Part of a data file
··········

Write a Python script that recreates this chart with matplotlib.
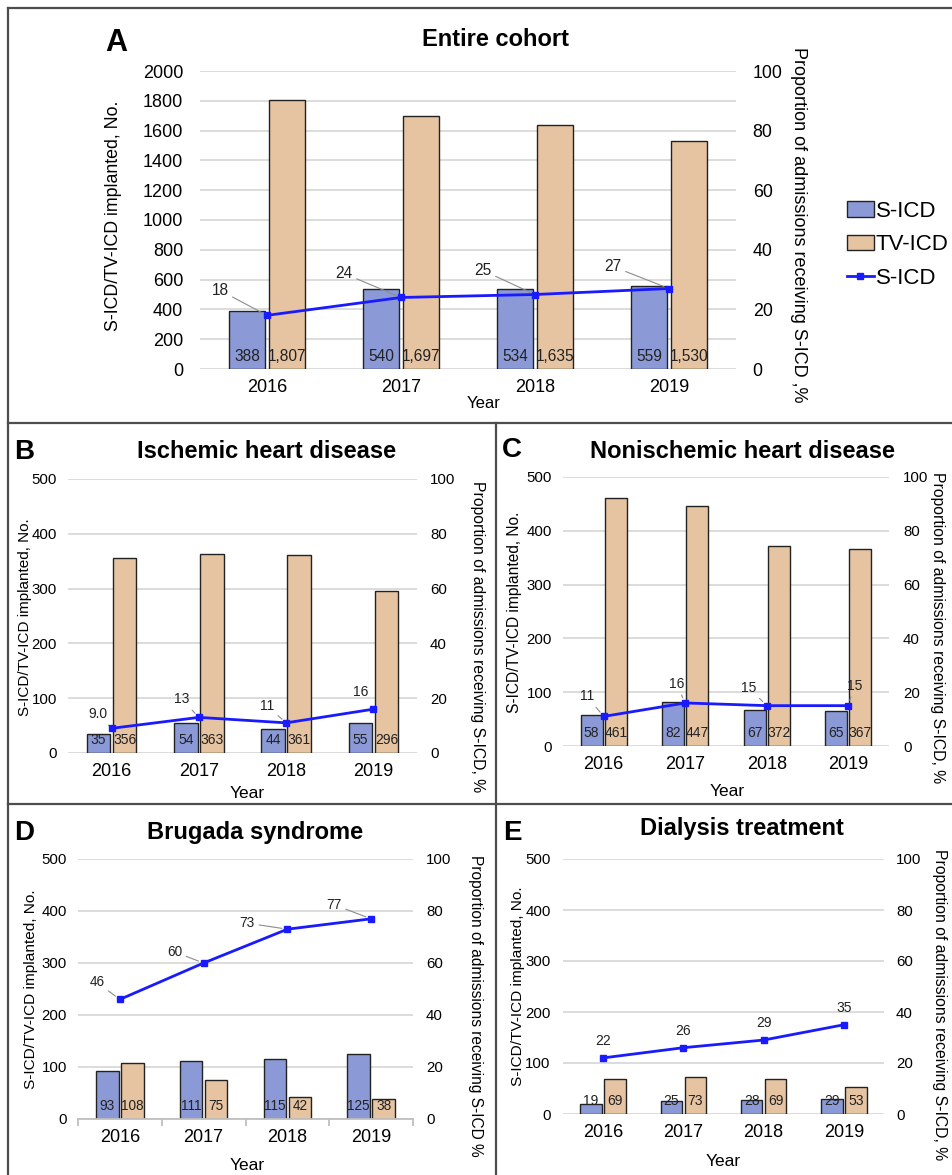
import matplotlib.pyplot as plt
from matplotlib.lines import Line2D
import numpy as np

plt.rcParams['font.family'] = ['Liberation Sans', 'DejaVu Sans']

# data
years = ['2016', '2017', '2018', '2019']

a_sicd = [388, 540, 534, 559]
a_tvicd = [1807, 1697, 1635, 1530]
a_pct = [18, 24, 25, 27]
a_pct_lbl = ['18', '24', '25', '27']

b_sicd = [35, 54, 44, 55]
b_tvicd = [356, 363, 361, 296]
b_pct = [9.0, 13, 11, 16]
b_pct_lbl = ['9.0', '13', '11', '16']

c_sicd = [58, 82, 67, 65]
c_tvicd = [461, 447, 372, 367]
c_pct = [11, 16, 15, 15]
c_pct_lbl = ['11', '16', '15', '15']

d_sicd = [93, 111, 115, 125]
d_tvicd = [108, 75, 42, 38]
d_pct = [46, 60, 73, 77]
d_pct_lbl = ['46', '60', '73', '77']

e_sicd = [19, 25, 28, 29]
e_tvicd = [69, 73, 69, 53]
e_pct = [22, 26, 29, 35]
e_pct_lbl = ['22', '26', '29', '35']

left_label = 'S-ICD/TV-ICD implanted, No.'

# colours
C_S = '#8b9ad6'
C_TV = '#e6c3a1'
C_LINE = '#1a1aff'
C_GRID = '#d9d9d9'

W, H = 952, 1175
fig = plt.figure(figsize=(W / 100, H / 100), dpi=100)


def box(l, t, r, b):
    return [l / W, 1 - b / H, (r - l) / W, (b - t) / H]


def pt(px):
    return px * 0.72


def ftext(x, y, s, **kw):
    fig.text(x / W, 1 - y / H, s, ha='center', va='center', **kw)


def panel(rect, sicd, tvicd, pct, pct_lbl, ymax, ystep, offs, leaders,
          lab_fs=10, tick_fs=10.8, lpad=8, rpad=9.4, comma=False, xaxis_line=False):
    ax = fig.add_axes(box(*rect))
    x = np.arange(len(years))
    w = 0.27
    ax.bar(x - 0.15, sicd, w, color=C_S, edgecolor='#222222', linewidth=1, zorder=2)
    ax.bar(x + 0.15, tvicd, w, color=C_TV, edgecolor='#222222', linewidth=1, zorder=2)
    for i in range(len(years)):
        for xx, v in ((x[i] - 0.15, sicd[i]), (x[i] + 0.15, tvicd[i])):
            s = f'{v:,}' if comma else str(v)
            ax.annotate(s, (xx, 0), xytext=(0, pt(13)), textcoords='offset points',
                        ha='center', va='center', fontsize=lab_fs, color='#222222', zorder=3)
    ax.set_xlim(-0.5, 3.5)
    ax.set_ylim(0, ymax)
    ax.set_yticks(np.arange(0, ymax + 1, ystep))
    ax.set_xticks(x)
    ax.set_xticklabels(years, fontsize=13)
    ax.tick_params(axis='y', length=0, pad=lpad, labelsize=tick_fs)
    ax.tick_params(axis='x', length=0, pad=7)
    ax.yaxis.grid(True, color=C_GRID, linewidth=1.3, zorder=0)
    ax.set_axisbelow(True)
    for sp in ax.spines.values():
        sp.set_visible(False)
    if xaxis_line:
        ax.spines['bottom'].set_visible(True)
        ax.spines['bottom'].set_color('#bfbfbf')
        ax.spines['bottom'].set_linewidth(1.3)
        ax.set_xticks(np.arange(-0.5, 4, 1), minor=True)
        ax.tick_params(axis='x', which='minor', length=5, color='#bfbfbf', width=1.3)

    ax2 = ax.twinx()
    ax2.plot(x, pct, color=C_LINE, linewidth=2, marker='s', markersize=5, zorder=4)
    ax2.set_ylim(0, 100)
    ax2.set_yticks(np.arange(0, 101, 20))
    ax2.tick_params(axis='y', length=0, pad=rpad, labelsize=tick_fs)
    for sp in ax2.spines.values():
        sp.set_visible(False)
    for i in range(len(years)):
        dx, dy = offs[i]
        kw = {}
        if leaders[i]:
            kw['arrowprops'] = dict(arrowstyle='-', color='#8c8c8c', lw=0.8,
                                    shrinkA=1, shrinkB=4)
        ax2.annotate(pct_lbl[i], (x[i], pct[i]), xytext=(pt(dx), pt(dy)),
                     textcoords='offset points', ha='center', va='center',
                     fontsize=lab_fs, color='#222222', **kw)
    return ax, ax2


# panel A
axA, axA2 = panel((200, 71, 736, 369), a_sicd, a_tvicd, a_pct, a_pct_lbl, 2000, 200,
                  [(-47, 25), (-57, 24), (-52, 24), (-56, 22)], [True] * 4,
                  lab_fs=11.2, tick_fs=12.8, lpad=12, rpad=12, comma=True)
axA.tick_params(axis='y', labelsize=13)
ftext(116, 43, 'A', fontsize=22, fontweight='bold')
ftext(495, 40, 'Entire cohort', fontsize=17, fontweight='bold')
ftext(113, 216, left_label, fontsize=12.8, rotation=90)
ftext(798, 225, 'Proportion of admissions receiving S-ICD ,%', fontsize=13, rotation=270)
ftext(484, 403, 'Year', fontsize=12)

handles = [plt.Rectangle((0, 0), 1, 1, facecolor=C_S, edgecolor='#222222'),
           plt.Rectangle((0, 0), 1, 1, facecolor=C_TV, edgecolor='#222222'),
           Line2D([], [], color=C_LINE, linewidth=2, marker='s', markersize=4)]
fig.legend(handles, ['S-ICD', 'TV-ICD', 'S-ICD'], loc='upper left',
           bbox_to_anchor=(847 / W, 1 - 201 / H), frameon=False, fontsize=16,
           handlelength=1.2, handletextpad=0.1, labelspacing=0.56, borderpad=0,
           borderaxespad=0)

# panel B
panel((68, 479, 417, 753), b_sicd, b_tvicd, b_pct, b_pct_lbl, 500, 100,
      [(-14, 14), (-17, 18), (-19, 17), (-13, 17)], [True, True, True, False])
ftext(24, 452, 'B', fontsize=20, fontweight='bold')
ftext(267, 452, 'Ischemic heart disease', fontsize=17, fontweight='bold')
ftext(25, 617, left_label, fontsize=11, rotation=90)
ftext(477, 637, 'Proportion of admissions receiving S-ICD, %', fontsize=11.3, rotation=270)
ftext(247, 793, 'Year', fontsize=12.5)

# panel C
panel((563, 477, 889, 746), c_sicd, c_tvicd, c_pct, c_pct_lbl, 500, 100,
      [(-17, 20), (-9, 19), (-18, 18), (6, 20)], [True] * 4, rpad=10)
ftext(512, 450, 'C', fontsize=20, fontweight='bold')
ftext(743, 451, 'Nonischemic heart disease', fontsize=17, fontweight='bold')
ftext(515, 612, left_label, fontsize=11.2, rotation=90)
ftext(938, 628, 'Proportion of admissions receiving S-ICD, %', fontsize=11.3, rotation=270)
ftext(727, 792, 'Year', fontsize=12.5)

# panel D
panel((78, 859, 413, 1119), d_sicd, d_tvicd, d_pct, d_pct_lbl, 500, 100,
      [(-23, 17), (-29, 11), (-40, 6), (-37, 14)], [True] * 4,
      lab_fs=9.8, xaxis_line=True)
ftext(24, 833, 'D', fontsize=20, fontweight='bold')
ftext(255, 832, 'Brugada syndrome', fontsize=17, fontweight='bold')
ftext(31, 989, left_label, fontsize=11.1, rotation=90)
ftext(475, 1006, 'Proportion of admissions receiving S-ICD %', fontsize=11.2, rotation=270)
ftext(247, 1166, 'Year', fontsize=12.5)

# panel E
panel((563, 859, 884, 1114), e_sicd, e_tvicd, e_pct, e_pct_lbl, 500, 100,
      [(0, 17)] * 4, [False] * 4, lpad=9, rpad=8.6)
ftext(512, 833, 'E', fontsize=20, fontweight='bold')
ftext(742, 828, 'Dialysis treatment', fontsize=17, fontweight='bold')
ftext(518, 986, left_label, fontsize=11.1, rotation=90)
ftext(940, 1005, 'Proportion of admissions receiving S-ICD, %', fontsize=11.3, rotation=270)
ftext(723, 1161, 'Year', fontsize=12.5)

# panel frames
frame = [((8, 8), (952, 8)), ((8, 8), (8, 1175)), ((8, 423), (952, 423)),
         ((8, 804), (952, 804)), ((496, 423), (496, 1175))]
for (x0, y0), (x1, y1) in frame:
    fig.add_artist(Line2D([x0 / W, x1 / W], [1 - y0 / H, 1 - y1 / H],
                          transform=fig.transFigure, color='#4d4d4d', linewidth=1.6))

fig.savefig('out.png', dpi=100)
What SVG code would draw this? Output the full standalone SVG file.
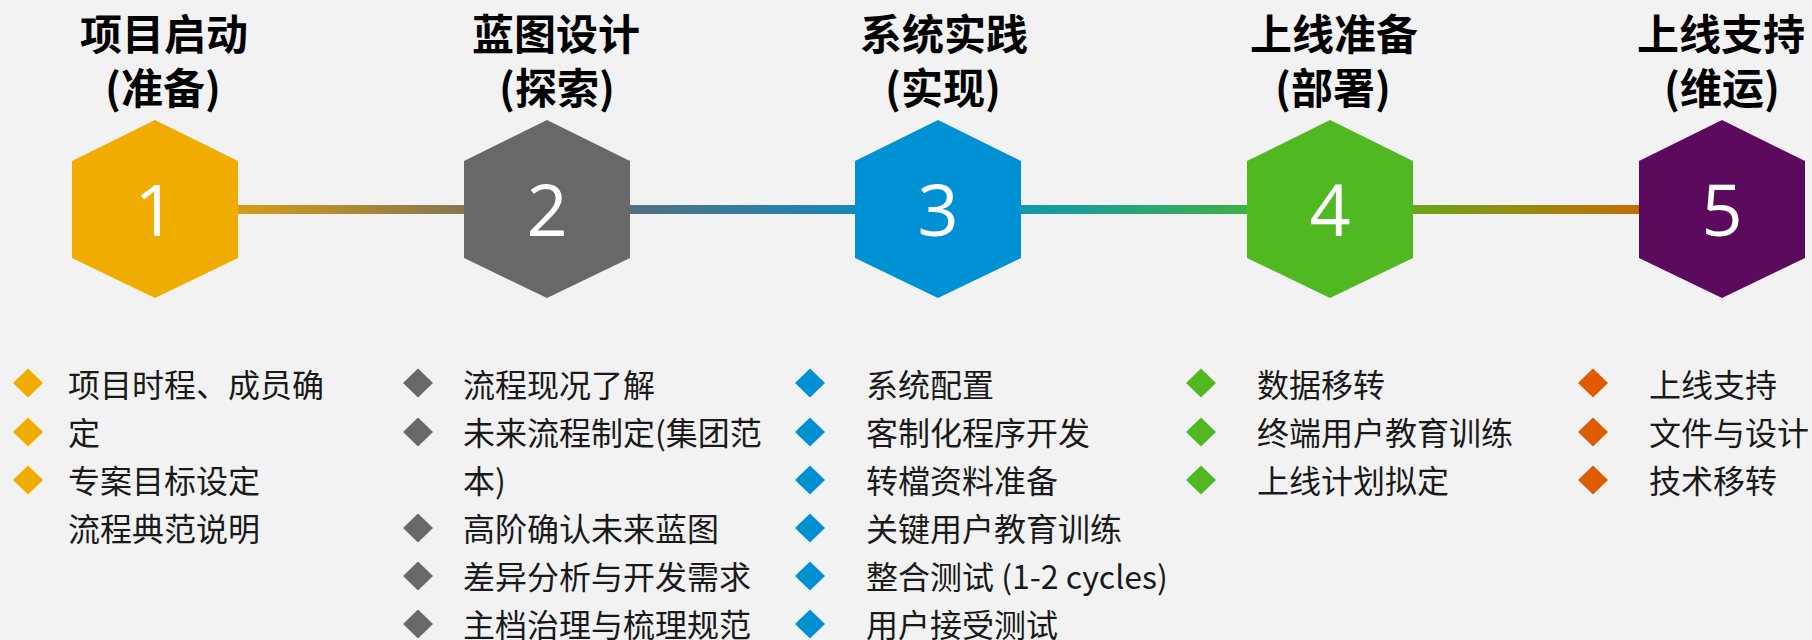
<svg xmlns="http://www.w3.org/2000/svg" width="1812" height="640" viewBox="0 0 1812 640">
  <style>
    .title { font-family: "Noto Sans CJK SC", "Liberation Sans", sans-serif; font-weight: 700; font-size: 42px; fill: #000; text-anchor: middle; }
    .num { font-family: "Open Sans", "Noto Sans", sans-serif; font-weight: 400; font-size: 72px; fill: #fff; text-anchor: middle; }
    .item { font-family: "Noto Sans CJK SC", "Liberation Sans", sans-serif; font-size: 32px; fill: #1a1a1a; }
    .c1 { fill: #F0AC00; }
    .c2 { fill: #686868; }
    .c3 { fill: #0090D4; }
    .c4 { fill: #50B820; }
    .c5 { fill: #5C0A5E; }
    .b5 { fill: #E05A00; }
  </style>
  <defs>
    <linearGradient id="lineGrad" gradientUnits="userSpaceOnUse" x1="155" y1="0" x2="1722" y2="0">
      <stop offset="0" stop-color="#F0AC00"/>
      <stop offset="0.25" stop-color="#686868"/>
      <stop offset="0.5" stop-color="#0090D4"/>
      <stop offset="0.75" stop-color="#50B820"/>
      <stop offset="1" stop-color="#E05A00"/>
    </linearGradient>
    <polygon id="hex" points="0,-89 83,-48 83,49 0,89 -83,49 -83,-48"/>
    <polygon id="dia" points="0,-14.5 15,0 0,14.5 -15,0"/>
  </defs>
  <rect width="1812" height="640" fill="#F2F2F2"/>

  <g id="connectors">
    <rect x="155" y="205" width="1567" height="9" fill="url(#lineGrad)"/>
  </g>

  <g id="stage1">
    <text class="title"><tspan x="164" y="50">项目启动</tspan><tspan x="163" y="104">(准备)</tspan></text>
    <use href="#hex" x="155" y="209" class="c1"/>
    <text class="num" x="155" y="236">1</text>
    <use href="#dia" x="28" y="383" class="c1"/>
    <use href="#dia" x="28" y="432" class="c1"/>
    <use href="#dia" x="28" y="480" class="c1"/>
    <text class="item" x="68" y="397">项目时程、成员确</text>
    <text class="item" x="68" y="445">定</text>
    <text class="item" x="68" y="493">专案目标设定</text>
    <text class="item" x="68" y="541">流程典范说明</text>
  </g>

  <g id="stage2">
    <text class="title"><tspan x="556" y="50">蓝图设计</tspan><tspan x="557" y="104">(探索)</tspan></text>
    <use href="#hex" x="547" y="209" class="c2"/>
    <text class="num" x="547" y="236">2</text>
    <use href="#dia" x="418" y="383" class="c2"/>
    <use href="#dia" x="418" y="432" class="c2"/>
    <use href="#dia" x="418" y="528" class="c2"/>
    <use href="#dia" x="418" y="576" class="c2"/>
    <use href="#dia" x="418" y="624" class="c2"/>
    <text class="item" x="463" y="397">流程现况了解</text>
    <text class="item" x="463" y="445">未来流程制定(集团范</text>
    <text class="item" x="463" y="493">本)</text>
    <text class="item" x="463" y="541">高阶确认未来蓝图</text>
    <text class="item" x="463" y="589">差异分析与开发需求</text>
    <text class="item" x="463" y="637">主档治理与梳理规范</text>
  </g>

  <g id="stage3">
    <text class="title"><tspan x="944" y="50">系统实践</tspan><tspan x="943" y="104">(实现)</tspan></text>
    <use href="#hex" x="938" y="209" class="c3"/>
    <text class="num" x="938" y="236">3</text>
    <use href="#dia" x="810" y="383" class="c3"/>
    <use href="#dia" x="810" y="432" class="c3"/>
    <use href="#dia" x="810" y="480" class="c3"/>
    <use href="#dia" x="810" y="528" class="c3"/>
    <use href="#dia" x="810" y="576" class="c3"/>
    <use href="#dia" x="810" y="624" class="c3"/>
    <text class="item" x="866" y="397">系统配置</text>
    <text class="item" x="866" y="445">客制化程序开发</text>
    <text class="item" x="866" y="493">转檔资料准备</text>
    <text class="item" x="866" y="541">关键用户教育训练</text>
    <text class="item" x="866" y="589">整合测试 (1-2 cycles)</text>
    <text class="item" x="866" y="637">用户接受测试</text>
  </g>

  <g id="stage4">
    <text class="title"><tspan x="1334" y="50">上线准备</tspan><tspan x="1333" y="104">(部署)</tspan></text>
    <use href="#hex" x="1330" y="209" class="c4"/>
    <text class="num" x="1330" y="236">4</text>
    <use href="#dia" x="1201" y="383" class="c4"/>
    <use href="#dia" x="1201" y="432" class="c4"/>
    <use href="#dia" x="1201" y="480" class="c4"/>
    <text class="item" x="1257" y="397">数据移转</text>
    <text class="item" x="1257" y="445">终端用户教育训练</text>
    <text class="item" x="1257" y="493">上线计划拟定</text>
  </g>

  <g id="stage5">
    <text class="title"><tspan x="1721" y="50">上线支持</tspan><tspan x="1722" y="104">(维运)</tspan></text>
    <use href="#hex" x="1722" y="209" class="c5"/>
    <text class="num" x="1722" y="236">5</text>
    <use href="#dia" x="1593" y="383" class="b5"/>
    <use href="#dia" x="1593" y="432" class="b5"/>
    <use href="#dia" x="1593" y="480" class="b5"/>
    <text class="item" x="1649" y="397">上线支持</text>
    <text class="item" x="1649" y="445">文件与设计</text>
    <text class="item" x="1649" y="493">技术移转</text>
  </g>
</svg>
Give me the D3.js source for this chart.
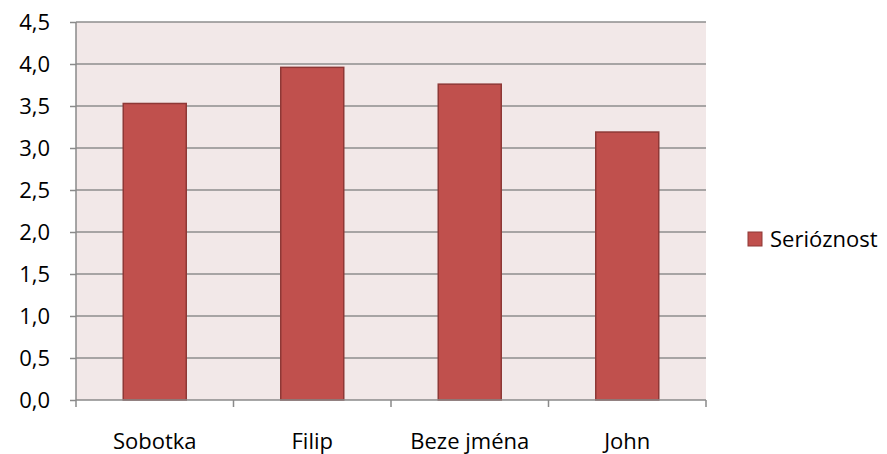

··········

### Problem description
Restate only the lines running from the start of the material above through the line containing "fig.text(x / W, 1", ends included. No pictures.

### Response
Write a Python script that recreates this chart with matplotlib.
import matplotlib.pyplot as plt
from matplotlib.lines import Line2D
import numpy as np

plt.rcParams['font.family'] = ['Liberation Sans', 'DejaVu Sans']

# data
years = ['2016', '2017', '2018', '2019']

a_sicd = [388, 540, 534, 559]
a_tvicd = [1807, 1697, 1635, 1530]
a_pct = [18, 24, 25, 27]
a_pct_lbl = ['18', '24', '25', '27']

b_sicd = [35, 54, 44, 55]
b_tvicd = [356, 363, 361, 296]
b_pct = [9.0, 13, 11, 16]
b_pct_lbl = ['9.0', '13', '11', '16']

c_sicd = [58, 82, 67, 65]
c_tvicd = [461, 447, 372, 367]
c_pct = [11, 16, 15, 15]
c_pct_lbl = ['11', '16', '15', '15']

d_sicd = [93, 111, 115, 125]
d_tvicd = [108, 75, 42, 38]
d_pct = [46, 60, 73, 77]
d_pct_lbl = ['46', '60', '73', '77']

e_sicd = [19, 25, 28, 29]
e_tvicd = [69, 73, 69, 53]
e_pct = [22, 26, 29, 35]
e_pct_lbl = ['22', '26', '29', '35']

left_label = 'S-ICD/TV-ICD implanted, No.'

# colours
C_S = '#8b9ad6'
C_TV = '#e6c3a1'
C_LINE = '#1a1aff'
C_GRID = '#d9d9d9'

W, H = 952, 1175
fig = plt.figure(figsize=(W / 100, H / 100), dpi=100)


def box(l, t, r, b):
    return [l / W, 1 - b / H, (r - l) / W, (b - t) / H]


def pt(px):
    return px * 0.72


def ftext(x, y, s, **kw):
    fig.text(x / W, 1 - y / H, s, ha='center', va='center', **kw)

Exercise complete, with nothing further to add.